- [Work to do] Omit all images, then return the remaining material exactly as it stands.

--- --- ---

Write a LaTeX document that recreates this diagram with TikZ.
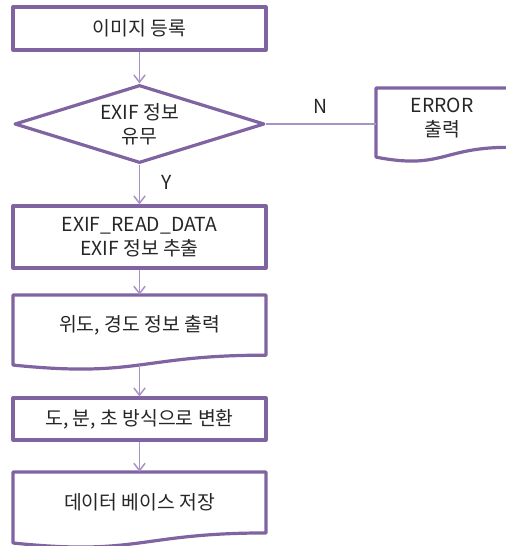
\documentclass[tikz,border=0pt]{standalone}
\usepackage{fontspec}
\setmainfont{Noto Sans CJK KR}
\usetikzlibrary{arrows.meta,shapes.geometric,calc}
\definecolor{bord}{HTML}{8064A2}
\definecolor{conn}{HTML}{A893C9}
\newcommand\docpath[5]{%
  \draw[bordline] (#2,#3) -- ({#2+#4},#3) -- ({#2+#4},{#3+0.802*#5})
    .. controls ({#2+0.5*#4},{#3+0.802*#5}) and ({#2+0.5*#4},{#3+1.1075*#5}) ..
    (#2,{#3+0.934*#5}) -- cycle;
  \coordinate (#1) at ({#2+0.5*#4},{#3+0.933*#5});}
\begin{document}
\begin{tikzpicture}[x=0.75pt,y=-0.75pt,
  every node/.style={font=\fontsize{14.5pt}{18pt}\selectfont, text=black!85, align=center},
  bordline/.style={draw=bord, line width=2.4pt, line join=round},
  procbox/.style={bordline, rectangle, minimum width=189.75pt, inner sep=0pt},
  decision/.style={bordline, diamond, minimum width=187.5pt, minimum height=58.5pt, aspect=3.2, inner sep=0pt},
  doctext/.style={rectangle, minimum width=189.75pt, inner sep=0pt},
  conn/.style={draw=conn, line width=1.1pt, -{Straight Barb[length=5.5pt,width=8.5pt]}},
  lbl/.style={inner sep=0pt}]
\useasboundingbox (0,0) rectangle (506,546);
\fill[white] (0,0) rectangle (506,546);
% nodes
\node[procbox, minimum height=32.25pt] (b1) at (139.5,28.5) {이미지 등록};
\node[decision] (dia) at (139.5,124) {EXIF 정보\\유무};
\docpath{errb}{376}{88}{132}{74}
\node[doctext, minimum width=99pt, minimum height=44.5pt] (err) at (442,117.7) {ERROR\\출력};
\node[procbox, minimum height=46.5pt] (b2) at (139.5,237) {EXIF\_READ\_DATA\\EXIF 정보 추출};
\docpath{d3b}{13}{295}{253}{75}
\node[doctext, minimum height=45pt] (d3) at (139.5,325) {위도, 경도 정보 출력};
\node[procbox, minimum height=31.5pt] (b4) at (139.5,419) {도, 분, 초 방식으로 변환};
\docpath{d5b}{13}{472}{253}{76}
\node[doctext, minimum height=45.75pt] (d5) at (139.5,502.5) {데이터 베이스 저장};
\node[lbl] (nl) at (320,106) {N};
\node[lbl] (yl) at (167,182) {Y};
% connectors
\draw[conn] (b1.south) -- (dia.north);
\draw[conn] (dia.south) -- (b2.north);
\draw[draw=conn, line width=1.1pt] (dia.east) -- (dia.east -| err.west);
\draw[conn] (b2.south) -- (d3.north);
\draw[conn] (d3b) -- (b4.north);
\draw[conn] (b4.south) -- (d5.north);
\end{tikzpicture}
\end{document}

--- --- ---

- [Result for this task]
Write a LaTeX document that recreates this diagram with TikZ.
\documentclass[tikz,border=0pt]{standalone}
\usepackage{fontspec}
\setmainfont{Noto Sans CJK KR}
\usetikzlibrary{arrows.meta,shapes.geometric,calc}
\definecolor{bord}{HTML}{8064A2}
\definecolor{conn}{HTML}{A893C9}
\newcommand\docpath[5]{%
  \draw[bordline] (#2,#3) -- ({#2+#4},#3) -- ({#2+#4},{#3+0.802*#5})
    .. controls ({#2+0.5*#4},{#3+0.802*#5}) and ({#2+0.5*#4},{#3+1.1075*#5}) ..
    (#2,{#3+0.934*#5}) -- cycle;
  \coordinate (#1) at ({#2+0.5*#4},{#3+0.933*#5});}
\begin{document}
\begin{tikzpicture}[x=0.75pt,y=-0.75pt,
  every node/.style={font=\fontsize{14.5pt}{18pt}\selectfont, text=black!85, align=center},
  bordline/.style={draw=bord, line width=2.4pt, line join=round},
  procbox/.style={bordline, rectangle, minimum width=189.75pt, inner sep=0pt},
  decision/.style={bordline, diamond, minimum width=187.5pt, minimum height=58.5pt, aspect=3.2, inner sep=0pt},
  doctext/.style={rectangle, minimum width=189.75pt, inner sep=0pt},
  conn/.style={draw=conn, line width=1.1pt, -{Straight Barb[length=5.5pt,width=8.5pt]}},
  lbl/.style={inner sep=0pt}]
\useasboundingbox (0,0) rectangle (506,546);
\fill[white] (0,0) rectangle (506,546);
% nodes
\node[procbox, minimum height=32.25pt] (b1) at (139.5,28.5) {이미지 등록};
\node[decision] (dia) at (139.5,124) {EXIF 정보\\유무};
\docpath{errb}{376}{88}{132}{74}
\node[doctext, minimum width=99pt, minimum height=44.5pt] (err) at (442,117.7) {ERROR\\출력};
\node[procbox, minimum height=46.5pt] (b2) at (139.5,237) {EXIF\_READ\_DATA\\EXIF 정보 추출};
\docpath{d3b}{13}{295}{253}{75}
\node[doctext, minimum height=45pt] (d3) at (139.5,325) {위도, 경도 정보 출력};
\node[procbox, minimum height=31.5pt] (b4) at (139.5,419) {도, 분, 초 방식으로 변환};
\docpath{d5b}{13}{472}{253}{76}
\node[doctext, minimum height=45.75pt] (d5) at (139.5,502.5) {데이터 베이스 저장};
\node[lbl] (nl) at (320,106) {N};
\node[lbl] (yl) at (167,182) {Y};
% connectors
\draw[conn] (b1.south) -- (dia.north);
\draw[conn] (dia.south) -- (b2.north);
\draw[draw=conn, line width=1.1pt] (dia.east) -- (dia.east -| err.west);
\draw[conn] (b2.south) -- (d3.north);
\draw[conn] (d3b) -- (b4.north);
\draw[conn] (b4.south) -- (d5.north);
\end{tikzpicture}
\end{document}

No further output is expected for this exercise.